-- Start Dataset extract --
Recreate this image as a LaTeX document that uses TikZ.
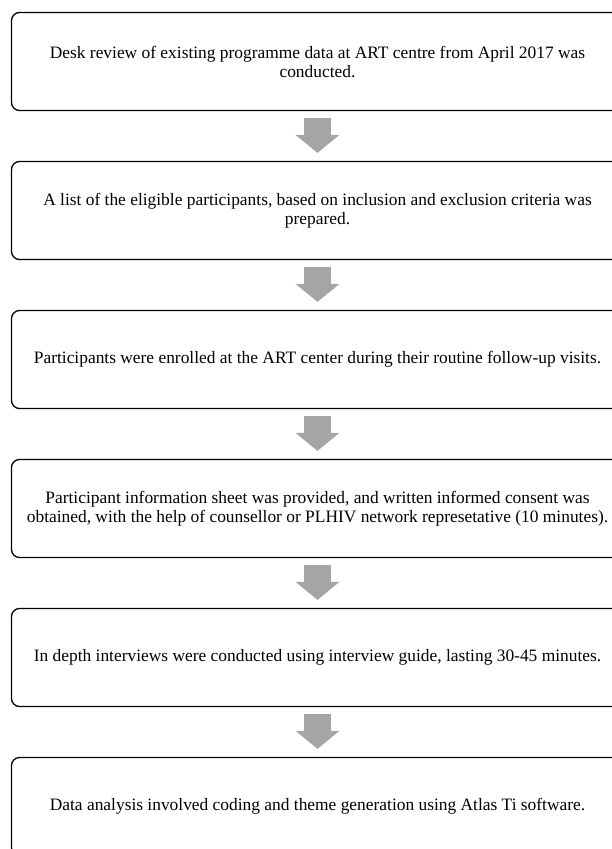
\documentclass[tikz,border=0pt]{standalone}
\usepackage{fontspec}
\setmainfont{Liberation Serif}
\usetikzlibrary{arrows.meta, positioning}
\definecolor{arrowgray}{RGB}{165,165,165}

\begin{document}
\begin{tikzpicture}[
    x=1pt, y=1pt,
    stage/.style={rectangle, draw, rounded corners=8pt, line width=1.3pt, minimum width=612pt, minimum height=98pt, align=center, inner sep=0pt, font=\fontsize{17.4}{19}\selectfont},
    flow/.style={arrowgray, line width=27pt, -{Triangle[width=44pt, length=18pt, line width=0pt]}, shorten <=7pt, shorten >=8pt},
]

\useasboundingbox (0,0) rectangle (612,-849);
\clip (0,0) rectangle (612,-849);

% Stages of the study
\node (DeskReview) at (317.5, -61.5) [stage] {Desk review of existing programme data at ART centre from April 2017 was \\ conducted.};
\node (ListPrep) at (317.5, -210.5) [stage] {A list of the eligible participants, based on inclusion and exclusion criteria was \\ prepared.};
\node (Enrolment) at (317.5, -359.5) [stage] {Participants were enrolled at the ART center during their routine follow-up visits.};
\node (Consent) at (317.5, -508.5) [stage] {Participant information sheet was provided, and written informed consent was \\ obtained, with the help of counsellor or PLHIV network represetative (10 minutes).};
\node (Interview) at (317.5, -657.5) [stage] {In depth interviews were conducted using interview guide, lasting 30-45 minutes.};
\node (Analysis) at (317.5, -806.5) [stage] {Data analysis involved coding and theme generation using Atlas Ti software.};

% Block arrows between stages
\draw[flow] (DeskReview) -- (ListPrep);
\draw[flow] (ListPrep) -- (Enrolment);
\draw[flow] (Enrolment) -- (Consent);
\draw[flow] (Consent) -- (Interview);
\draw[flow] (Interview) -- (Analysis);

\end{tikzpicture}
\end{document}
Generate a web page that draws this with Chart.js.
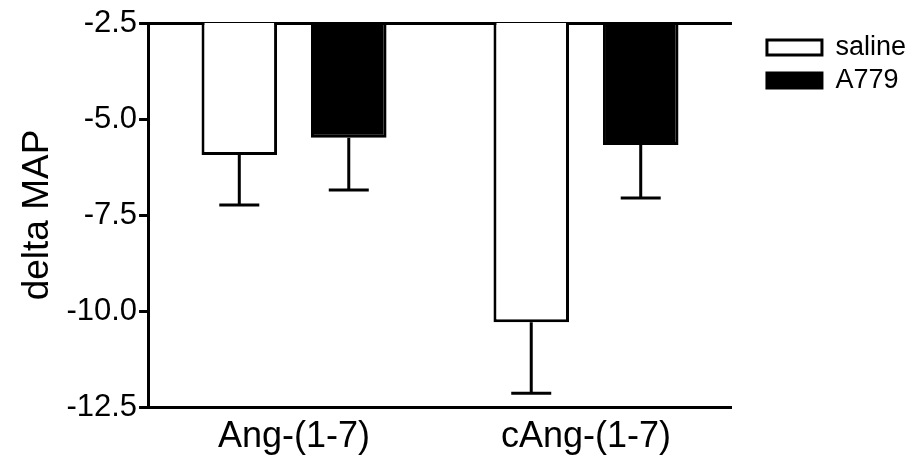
-- End Dataset extract --
What you should do ▸ Look through the entries above. Extract each line with the word "this".

The output ▸
Recreate this image as a LaTeX document that uses TikZ.
Generate a web page that draws this with Chart.js.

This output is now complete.